START Data excerpt
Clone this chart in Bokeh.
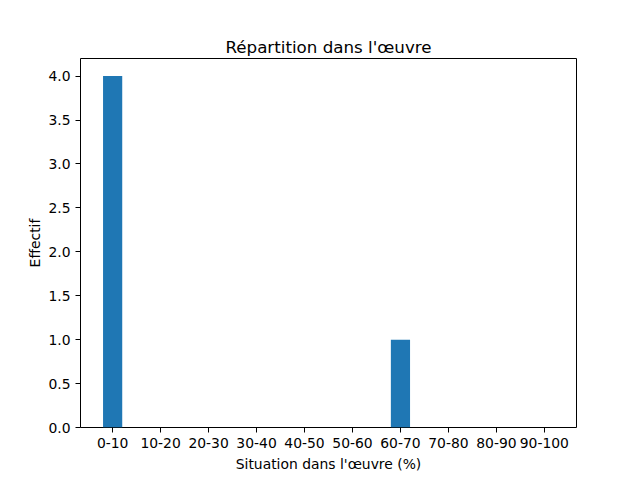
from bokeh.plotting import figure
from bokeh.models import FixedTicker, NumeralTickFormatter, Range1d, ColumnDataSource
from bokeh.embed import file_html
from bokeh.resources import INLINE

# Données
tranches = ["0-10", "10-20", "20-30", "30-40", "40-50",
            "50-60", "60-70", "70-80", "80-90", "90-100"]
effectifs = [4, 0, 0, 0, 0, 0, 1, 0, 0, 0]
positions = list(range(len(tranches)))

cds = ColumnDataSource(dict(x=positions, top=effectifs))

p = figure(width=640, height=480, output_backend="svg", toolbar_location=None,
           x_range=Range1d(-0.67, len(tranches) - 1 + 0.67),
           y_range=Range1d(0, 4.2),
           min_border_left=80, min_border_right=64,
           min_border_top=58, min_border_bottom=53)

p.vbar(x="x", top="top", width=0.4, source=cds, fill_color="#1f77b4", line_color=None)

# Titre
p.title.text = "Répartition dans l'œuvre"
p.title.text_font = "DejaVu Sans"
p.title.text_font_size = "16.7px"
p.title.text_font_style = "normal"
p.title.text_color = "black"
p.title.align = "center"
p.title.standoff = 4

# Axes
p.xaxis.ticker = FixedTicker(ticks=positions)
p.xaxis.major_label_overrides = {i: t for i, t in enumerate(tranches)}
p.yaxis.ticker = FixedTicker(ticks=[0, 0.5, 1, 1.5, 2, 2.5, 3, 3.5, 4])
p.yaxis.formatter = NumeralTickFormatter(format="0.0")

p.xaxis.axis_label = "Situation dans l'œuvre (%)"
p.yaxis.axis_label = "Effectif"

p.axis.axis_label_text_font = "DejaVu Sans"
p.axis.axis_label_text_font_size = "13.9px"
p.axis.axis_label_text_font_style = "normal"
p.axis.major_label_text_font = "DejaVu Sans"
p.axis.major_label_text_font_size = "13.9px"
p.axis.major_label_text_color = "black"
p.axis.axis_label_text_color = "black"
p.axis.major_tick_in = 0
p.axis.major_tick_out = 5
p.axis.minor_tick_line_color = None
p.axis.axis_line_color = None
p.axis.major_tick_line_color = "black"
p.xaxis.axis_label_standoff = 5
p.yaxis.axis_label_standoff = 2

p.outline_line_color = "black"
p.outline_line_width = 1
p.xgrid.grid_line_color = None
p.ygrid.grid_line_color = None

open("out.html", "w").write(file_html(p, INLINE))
END Data excerpt
Your goal: Leave out the pictures and repeat exactly the lines from the start of the material through the line that contains "cds = ColumnDataSource(dict(x=positions, top=effectifs))", both included.

Output of the exercise:
Clone this chart in Bokeh.
from bokeh.plotting import figure
from bokeh.models import FixedTicker, NumeralTickFormatter, Range1d, ColumnDataSource
from bokeh.embed import file_html
from bokeh.resources import INLINE

# Données
tranches = ["0-10", "10-20", "20-30", "30-40", "40-50",
            "50-60", "60-70", "70-80", "80-90", "90-100"]
effectifs = [4, 0, 0, 0, 0, 0, 1, 0, 0, 0]
positions = list(range(len(tranches)))

cds = ColumnDataSource(dict(x=positions, top=effectifs))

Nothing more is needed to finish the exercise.